Receiver operating characteristic (ROC) analyses were conducted to evaluate the discriminative performance of all IRs. Optimal threshold values for each index were determined using the OptimalCutpoints R package, based on criteria including maximal sensitivity and specificity, diagnostic odds ratios (positive and negative), and the Youden index for predicting frailty in individuals at CKM syndrome stages 0–3. Thresholds were further stratified by CKM syndrome stages (0–3), and their predictive validity was evaluated through logistic regression modelling [33].
The final cohort comprised 4,354 participants, randomly split into training (70%) and validation (30%) sets to minimize overfitting. To determine the most predictive IR index for frailty in individuals with CKM syndrome stages 0–3, we employed an integrative approach combining multiple embedded ML-based feature selection methods [16]. We used 24 covariates as reference variables to compare our IR indices. For embedded feature selection, we initially applied recursive feature elimination (RFE) to screen variables. RFE improves classification performance by ranking a large set of features according to their importance within a given ML algorithm [34]. Subsequently, the Boruta algorithm was employed to introduce permuted “shadow” features by shuffling the values of each original variable. The RFE model was then trained on both the original and shadow features, and their relative importances were evaluated across multiple iterations. Features consistently exhibiting higher importance than their shadow counterparts were retained [35]. Finally, we applied the least absolute shrinkage and selection operator (LASSO), a regularization technique grounded in linear regression, which penalizes less informative features by shrinking their coefficients to zero, thereby selecting variables with non-zero coefficients [36]. Drawing on the results from three feature selection methods, the optimal IR index for predicting FI among individuals across CKM syndrome stages 0 to 3 was identified.
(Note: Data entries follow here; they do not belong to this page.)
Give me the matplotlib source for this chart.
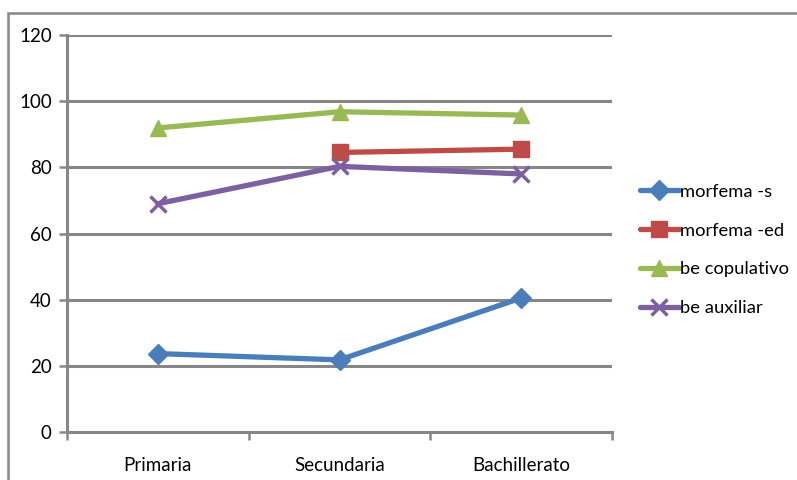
import matplotlib.pyplot as plt
import matplotlib.patches as mpatches
import numpy as np

# data
niveles = ['Primaria', 'Secundaria', 'Bachillerato']
morfema_s = [23.7, 21.8, 40.5]
morfema_ed = [np.nan, 84.5, 85.5]
be_copulativo = [91.9, 96.8, 95.8]
be_auxiliar = [69.0, 80.3, 78.0]

series = [
    ('morfema -s', morfema_s, '#4A7EBB', 'D', 10),
    ('morfema -ed', morfema_ed, '#BE4B48', 's', 11),
    ('be copulativo', be_copulativo, '#98B954', '^', 12),
    ('be auxiliar', be_auxiliar, '#7D60A0', 'x', 11),
]

plt.rcParams['font.family'] = ['Lato', 'DejaVu Sans']
grey = '#878787'

fig = plt.figure(figsize=(7.97, 4.8), dpi=100)
ax = fig.add_axes([67 / 797, 1 - 432 / 480, (612 - 67) / 797, (432 - 35) / 480])

# outer chart frame (cut off at right and bottom in the original)
fig.patches.append(mpatches.Rectangle((8 / 797, -0.1), 1.2, 1 - 13 / 480 + 0.1,
                                      transform=fig.transFigure, fill=False,
                                      edgecolor=grey, linewidth=1.8))

x = np.arange(len(niveles))
for name, vals, color, marker, ms in series:
    mew = 2.5 if marker == 'x' else 1
    ax.plot(x, vals, color=color, linewidth=3.8, marker=marker, markersize=ms,
            markeredgewidth=mew, label=name, solid_capstyle='round', zorder=3)

ax.set_ylim(0, 120)
ax.set_yticks(np.arange(0, 121, 20))
ax.set_xlim(-0.5, 2.5)
ax.set_xticks([-0.5, 0.5, 1.5, 2.5])
ax.set_xticklabels([])
ax.set_xticks(x, minor=True)
ax.set_xticklabels(niveles, minor=True)
ax.tick_params(axis='x', which='minor', length=0, pad=18, labelsize=13.5)
ax.tick_params(axis='x', which='major', length=6, width=1.8, color=grey, direction='out')
ax.tick_params(axis='y', length=6, width=1.8, color=grey, labelsize=13.5, pad=5)

ax.grid(axis='y', color=grey, linewidth=2.2, zorder=1)
for s in ['top', 'right']:
    ax.spines[s].set_visible(False)
for s in ['left', 'bottom']:
    ax.spines[s].set_color(grey)
    ax.spines[s].set_linewidth(2.2)

ax.legend(loc='center left', bbox_to_anchor=(640 / 797, 1 - 250 / 480),
          bbox_transform=fig.transFigure, frameon=False, fontsize=13.2,
          handlelength=2.1, handletextpad=0.1, labelspacing=1.25, borderaxespad=0,
          borderpad=0)

fig.savefig('out.png', dpi=100)
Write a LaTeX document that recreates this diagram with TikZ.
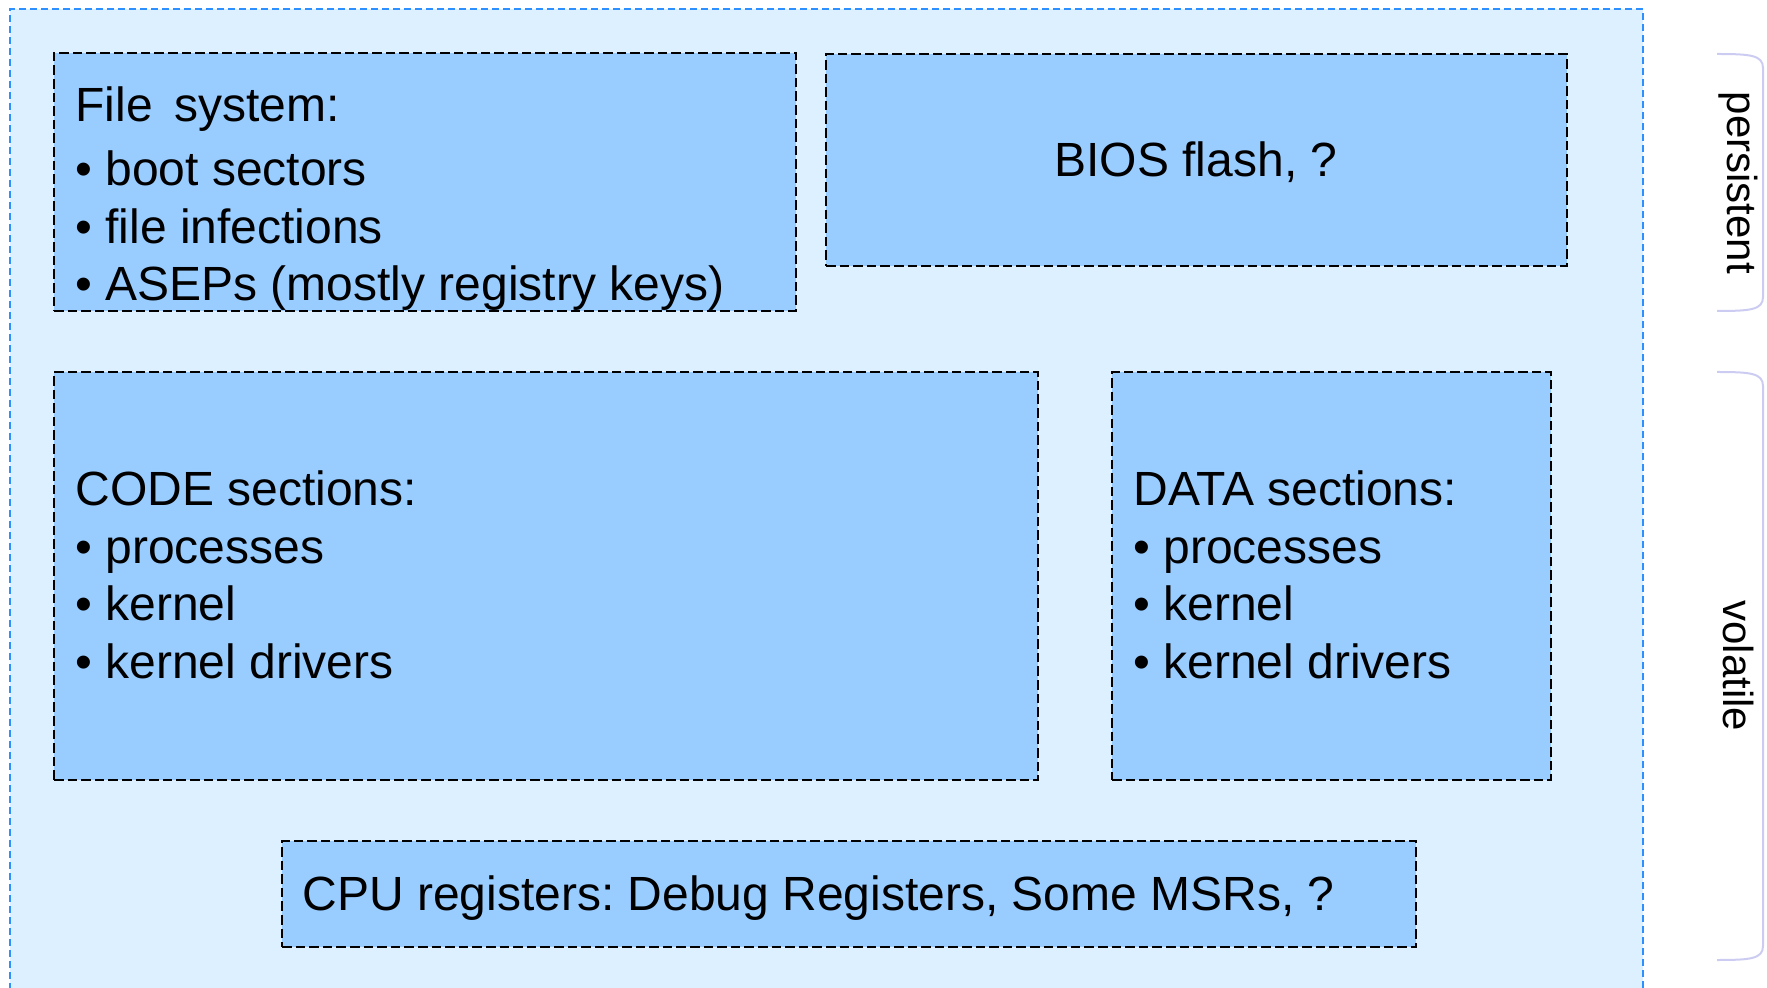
\documentclass[tikz,border=0pt]{standalone}
\usepackage{fontspec}
\setmainfont{Liberation Sans}
\definecolor{outerfill}{HTML}{DCF0FF}
\definecolor{outerline}{HTML}{2E90FF}
\definecolor{boxfill}{HTML}{99CCFF}
\definecolor{bracecol}{HTML}{CCCCF2}
\begin{document}
\begin{tikzpicture}[x=0.5pt,y=-0.5pt,
  membox/.style={draw=black, fill=boxfill, line width=1.1pt, dash pattern=on 4.8pt off 2pt,
    anchor=north west, inner sep=0pt, outer sep=0pt},
  txt/.style={anchor=base west, inner sep=0pt, font=\fontsize{24pt}{28.75pt}\selectfont},
  ctxt/.style={anchor=base, inner sep=0pt, font=\fontsize{24pt}{28.75pt}\selectfont},
  vtxt/.style={rotate=-90, inner sep=0pt, font=\fontsize{21pt}{25pt}\selectfont},
  bracket/.style={draw=bracecol, line width=1pt}]
\useasboundingbox (0,0) rectangle (1767,988);
% outer region
\fill[outerfill] (10,9) rectangle (1643,988);
\draw[outerline, line width=1pt, dash pattern=on 3.5pt off 2pt] (10,990) -- (10,9) -- (1643,9) -- (1643,990);
% boxes
\node[membox, minimum width=371pt, minimum height=129pt] (fs) at (54,53) {};
\node[membox, minimum width=370.5pt, minimum height=106pt] (bios) at (826,54) {};
\node[membox, minimum width=492pt, minimum height=204pt] (code) at (54,372) {};
\node[membox, minimum width=219.5pt, minimum height=204pt] (data) at (1112,372) {};
\node[membox, minimum width=567pt, minimum height=53pt] (cpu) at (282,841) {};
% file system text
\node[txt] (fs1) at (75,122) {File\hspace{0.45em}system:};
\node[txt] (fs2) at (75,186) {\textbullet\ boot sectors};
\node[txt] (fs3) at (75,243.5) {\textbullet\ file infections};
\node[txt] (fs4) at (75,301) {\textbullet\ ASEPs (mostly registry keys)};
% bios
\node[ctxt] (bios1) at (1196,177) {BIOS flash, ?};
% code
\node[txt] (code1) at (75,506) {CODE sections:};
\node[txt] (code2) at (75,563.5) {\textbullet\ processes};
\node[txt] (code3) at (75,621) {\textbullet\ kernel};
\node[txt] (code4) at (75,678.5) {\textbullet\ kernel drivers};
% data
\node[txt] (data1) at (1133,506) {DATA sections:};
\node[txt] (data2) at (1133,563.5) {\textbullet\ processes};
\node[txt] (data3) at (1133,621) {\textbullet\ kernel};
\node[txt] (data4) at (1133,678.5) {\textbullet\ kernel drivers};
% cpu
\node[txt] (cpu1) at (302,910) {\frenchspacing CPU registers: Debug Registers, Some MSRs, ?};
% brackets
\draw[bracket] (1717,54) .. controls (1750,54) and (1763,55) .. (1763,68) -- (1763,297) .. controls (1763,310) and (1750,311) .. (1717,311);
\draw[bracket] (1717,372) .. controls (1750,372) and (1763,373) .. (1763,386) -- (1763,946) .. controls (1763,959) and (1750,960) .. (1717,960);
\node[vtxt] (pers) at (1738,183) {persistent};
\node[vtxt] (vol) at (1738,666) {volatile};
\end{tikzpicture}
\end{document}
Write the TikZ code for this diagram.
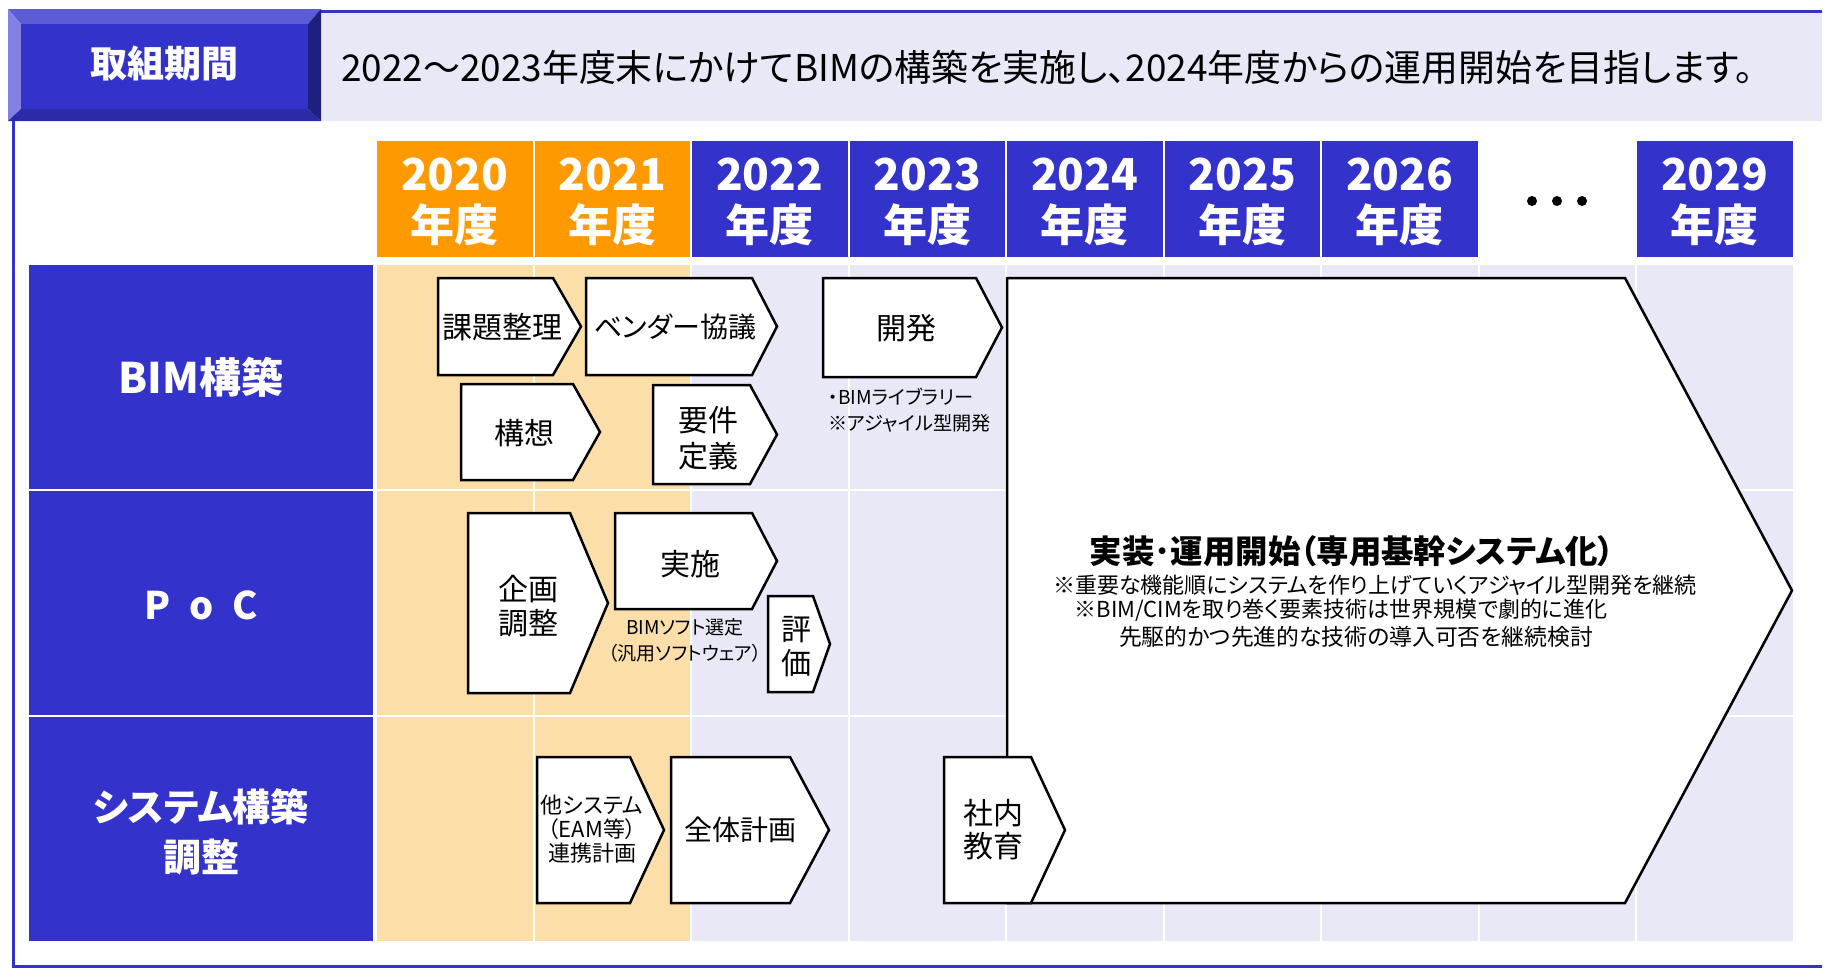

Subsequently, 24 covariates were incorporated as input features for model development. To refine the model, SHapley Additive exPlanations (SHAP) values were employed to evaluate feature importance, enabling a reduction from 24 to 12 features. Ten ML algorithms, including K-nearest neighbor (KNN), decision tree (DT), Categorical Boosting (CatBoost), Gaussian Naive Bayes (GNB), Light Gradient Boosting Machine (LGB), Adaptive Boosting (AdaBoost), eXtreme Gradient Boosting (XGB), multi-layer perceptron (MLP), bootstrap aggregating (Bagging), and random forest (RF), were evaluated for their performance in predicting FI in individuals with CKM syndrome stages 0–3. Model performance and interpretability were performed utilizing the area under the receiver operating characteristic curve (AUC) and SHAP values. To enhance clinical applicability, the final predictive model was deployed as a web-based application utilizing the Streamlit Python framework.